# Suche großen zuverlässigen Webspace mit php und mysql



## Draxx (12. Juli 2007)

Hallo liebe gemeinde,

suche einen webspace

mehr als 10Gb speicherplatz
min 1 mysql
min php ( für forum bildergallerie....)
.de domain

ftp ist ebenfalls wichtig sowie admin pannel.

Welchen anbieter kann dies leisten?

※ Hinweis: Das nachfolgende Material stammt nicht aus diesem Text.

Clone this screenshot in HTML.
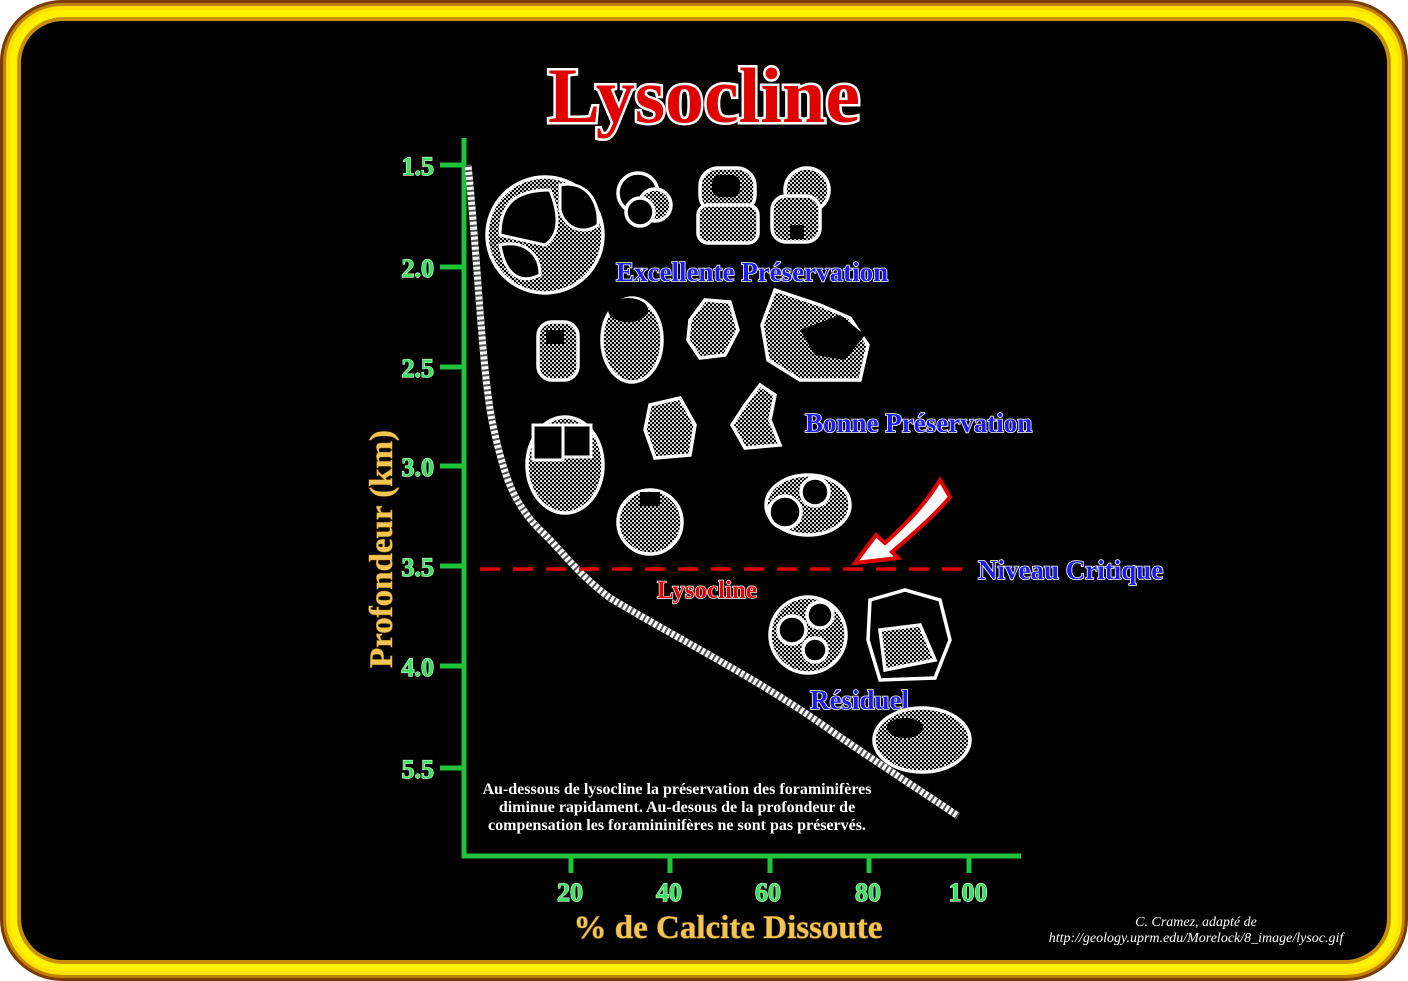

Bzw welche erfahrungen habt ihr so gemacht.

Atm habe ich ein angebot für 3,99 pro mon.


'Mfg Draxx


----------



## Big-Tux (16. Juli 2007)

Hi,

=> http://www.netclusive.de

Ich hab da selber seit 2 Jahren einen Root und seit 1/2 Jahr noch nen V-Server da.

Meine Erfahrungen sind bisher eigentlich gut, netter Support der zwar manchmal etwas dauert wenn's nicht so wichtig ist aber im Notfall doch sehr schnell reagiert.

Erreichbarkeit ist nach meiner Meinung Top, hab noch keine großen Ausfälle erlebt es sei denn der Knotenpunkt macht mal wieder schlapp aber das ist ja nicht denen ihr Fehler.

Preis/Leistung find ich Persönlich auch gut, es gibt billigere sicher aber was leisten die?

Verwaltung geht meistens über Plesk, FTP & SQL is überall dabei glaube (kenn die kleinen Pakete nicht so genau).


----------



## Draxx (26. Juli 2007)

leider ist mir das angebot viel zu teuer.


andere leute andere vorschläge


----------